◆ Given problem: Reproduce exactly the lines below, from the first one through the line containing "plt.rcParams['axes.unicode_minus'] = False", and omit any pictures.

═════ Material provided ═════

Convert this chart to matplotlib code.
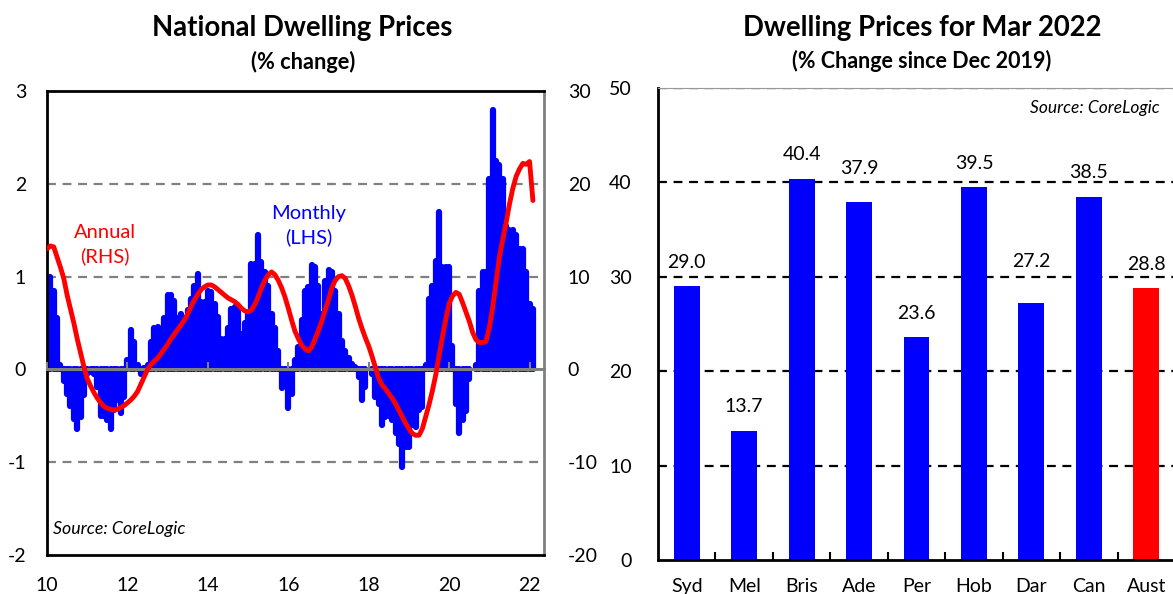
import numpy as np
import matplotlib
matplotlib.use("Agg")
import matplotlib.pyplot as plt
from matplotlib.ticker import FuncFormatter

plt.rcParams['font.family'] = ['Lato', 'DejaVu Sans']
plt.rcParams['axes.unicode_minus'] = False

# monthly % change in national dwelling prices, Jan 2010 onwards (LHS)
monthly = [
    1.0, 1.0, 0.85, 0.55, 0.05, -0.12, -0.26, -0.39, -0.53, -0.64, -0.51, -0.28,
    -0.05, -0.03, -0.05, -0.19, -0.5, -0.5, -0.55, -0.64, -0.44, -0.33, -0.47, -0.3,
    0.1, 0.42, 0.29, 0.05, -0.05, 0.02, 0.05, 0.3, 0.45, 0.46, 0.3, 0.55,
    0.8, 0.8, 0.74, 0.55, 0.6, 0.55, 0.64, 0.76, 0.9, 1.03, 0.73, 0.73,
    0.85, 0.83, 0.7, 0.56, 0.33, 0.33, 0.45, 0.65, 0.67, 0.65, 0.38, 0.5,
    0.6, 1.14, 1.14, 1.45, 1.16, 1.05, 0.9, 0.6, 0.45, 0.2, -0.2, -0.15,
    -0.42, -0.26, 0.1, 0.24, 0.53, 0.85, 0.89, 1.12, 1.1, 0.9, 0.6, 0.95,
    1.07, 1.05, 0.85, 0.6, 0.31, 0.2, 0.12, 0.06, 0.03, -0.08, -0.33, -0.19,
    0.0, -0.05, -0.3, -0.37, -0.6, -0.51, -0.5, -0.55, -0.69, -0.8, -1.05, -0.84,
    -0.84, -0.6, -0.62, -0.44, -0.4, 0.05, 0.76, 0.9, 1.17, 1.7, 1.1, 1.1,
    1.1, 0.25, -0.37, -0.69, -0.55, -0.45, -0.1, 0.0, 0.05, 0.85, 1.05, 1.05,
    2.05, 2.8, 2.25, 2.2, 2.05, 1.55, 1.5, 1.5, 1.45, 1.3, 1.3, 1.05,
    0.7, 0.65,
]

# annual % change (RHS)
annual = [
    13.0, 13.3, 13.2, 12.1, 11.0, 9.8, 8.0, 6.5, 5.0, 3.3, 1.8, 0.3,
    -1.0, -1.8, -2.5, -3.1, -3.6, -4.0, -4.2, -4.3, -4.4, -4.3, -4.1, -3.9,
    -3.6, -3.3, -2.9, -2.4, -1.6, -0.8, 0.0, 0.5, 0.9, 1.2, 1.7, 2.2,
    2.7, 3.3, 3.8, 4.3, 4.8, 5.3, 6.0, 6.8, 7.5, 8.1, 8.6, 8.9,
    9.1, 9.1, 8.9, 8.6, 8.3, 8.0, 7.7, 7.5, 7.3, 7.0, 6.6, 6.3,
    6.2, 6.4, 7.0, 7.8, 8.8, 9.6, 10.2, 10.5, 10.2, 9.6, 8.8, 7.8,
    6.6, 5.3, 4.1, 3.3, 2.6, 2.2, 2.0, 2.4, 3.3, 4.2, 5.2, 6.4,
    7.5, 8.8, 9.6, 10.0, 10.1, 9.8, 9.0, 8.0, 6.8, 5.5, 4.4, 3.4,
    2.5, 1.4, 0.2, -1.0, -1.7, -2.1, -2.6, -3.1, -3.7, -4.4, -5.1, -5.8,
    -6.4, -6.9, -7.1, -7.1, -6.4, -5.1, -3.8, -2.3, -0.6, 1.5, 3.5, 5.4,
    7.1, 7.9, 8.3, 8.1, 7.2, 6.2, 5.2, 4.0, 3.2, 2.9, 2.9, 3.0,
    4.5, 6.7, 9.4, 12.1, 14.0, 15.8, 17.8, 19.5, 20.8, 21.6, 22.2, 22.1,
    22.4, 18.2,
]

cities = ['Syd', 'Mel', 'Bris', 'Ade', 'Per', 'Hob', 'Dar', 'Can', 'Aust']
since_dec19 = [29.0, 13.7, 40.4, 37.9, 23.6, 39.5, 27.2, 38.5, 28.8]
# label offsets above the bars (points), two labels sit higher in the original
label_gap = [11, 11, 11, 18, 11, 11, 24, 11, 11]

dates = 2010 + np.arange(len(monthly)) / 12.0
year_ticks = [2010, 2012, 2014, 2016, 2018, 2020, 2022]

fig = plt.figure(figsize=(11.73, 5.94), dpi=100)

# ---- left panel
ax = fig.add_axes([0.0401, 0.0657, 0.4237, 0.7811])
ax.set_xlim(2010, 2022.36)
ax.set_ylim(-2, 3)
for y in [-1, 1, 2]:
    ax.axhline(y, color='#808080', lw=1.6, ls=(0, (4, 3)), zorder=0)
ax.vlines(dates, 0, monthly, color='#0000ff', lw=4.5, capstyle='round', zorder=2)
ax.set_yticks([-2, -1, 0, 1, 2, 3])
ax.set_xticks(year_ticks)
ax.xaxis.set_major_formatter(FuncFormatter(lambda v, p: '%02d' % (int(v) % 100)))
ax.tick_params(axis='both', length=0, labelsize=14)
ax.tick_params(axis='x', pad=16)
ax.tick_params(axis='y', pad=15)
for s in ['left', 'top', 'bottom']:
    ax.spines[s].set_linewidth(2)
    ax.spines[s].set_color('black')
ax.spines['right'].set_color('#808080')
ax.spines['right'].set_linewidth(2)

zero = ax.secondary_xaxis(0.4)
zero.set_xticks(year_ticks)
zero.set_xticklabels([])
zero.tick_params(direction='in', length=5, width=1.5, color='#808080')
zero.spines['bottom'].set_color('#808080')
zero.spines['bottom'].set_linewidth(2.2)
zero.set_zorder(3)

ax2 = ax.twinx()
ax2.set_ylim(-20, 30)
ax2.set_yticks([-20, -10, 0, 10, 20, 30])
ax2.plot(dates, annual, color='#ff0000', lw=3.5, solid_capstyle='round')
ax2.tick_params(axis='y', length=0, labelsize=14, pad=17)
for s in ax2.spines.values():
    s.set_visible(False)

ax.text(0.117, 0.668, 'Annual\n(RHS)', transform=ax.transAxes, color='#ff0000',
        fontsize=14.5, ha='center', va='center', linespacing=1.42)
ax.text(0.527, 0.709, 'Monthly\n(LHS)', transform=ax.transAxes, color='#0000ff',
        fontsize=14.5, ha='center', va='center', linespacing=1.42)
ax.text(0.012, 0.055, 'Source: CoreLogic', transform=ax.transAxes,
        fontsize=12.8, style='italic', ha='left', va='center')

fig.text(0.258, 0.953, 'National Dwelling Prices', fontsize=19.8, fontweight='bold',
         ha='center', va='center')
fig.text(0.258, 0.896, '(% change)', fontsize=15.7, fontweight='bold',
         ha='center', va='center')

# ---- right panel
bx = fig.add_axes([0.561, 0.0572, 0.4407, 0.7946])
pos = np.arange(len(cities))
colors = ['#0000ff'] * (len(cities) - 1) + ['#ff0000']
bars = bx.bar(pos, since_dec19, width=0.45, color=colors, zorder=2)
bx.set_xlim(-0.5, len(cities) - 0.5)
bx.set_ylim(0, 50)
bx.set_yticks([0, 10, 20, 30, 40, 50])
for y in [10, 20, 30, 40, 50]:
    bx.axhline(y, color='black', lw=1.6, ls=(0, (4, 3)), zorder=1)
bx.set_xticks(pos)
bx.set_xticklabels(cities)
bx.set_xticks(pos[:-1] + 0.5, minor=True)
bx.tick_params(axis='x', which='major', length=0, labelsize=14, pad=13)
bx.tick_params(axis='x', which='minor', direction='in', length=6, width=1.5)
bx.tick_params(axis='y', length=0, labelsize=14, pad=19)
bx.spines['left'].set_linewidth(2)
bx.spines['bottom'].set_linewidth(2)
bx.spines['top'].set_color('#999999')
bx.spines['right'].set_visible(False)
for b, v, g in zip(bars, since_dec19, label_gap):
    bx.annotate('%.1f' % v, (b.get_x() + b.get_width() / 2, v), xytext=(0, g),
                textcoords='offset points', ha='center', va='bottom', fontsize=14)
bx.text(0.971, 0.958, 'Source: CoreLogic', transform=bx.transAxes, fontsize=12.5,
        style='italic', ha='right', va='center')

fig.text(0.786, 0.953, 'Dwelling Prices for Mar 2022', fontsize=19.8,
         fontweight='bold', ha='center', va='center')
fig.text(0.786, 0.898, '(% Change since Dec 2019)', fontsize=15.5,
         fontweight='bold', ha='center', va='center')

fig.savefig('out.png', dpi=100)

═════

◆ Answer in full:
Convert this chart to matplotlib code.
import numpy as np
import matplotlib
matplotlib.use("Agg")
import matplotlib.pyplot as plt
from matplotlib.ticker import FuncFormatter

plt.rcParams['font.family'] = ['Lato', 'DejaVu Sans']
plt.rcParams['axes.unicode_minus'] = False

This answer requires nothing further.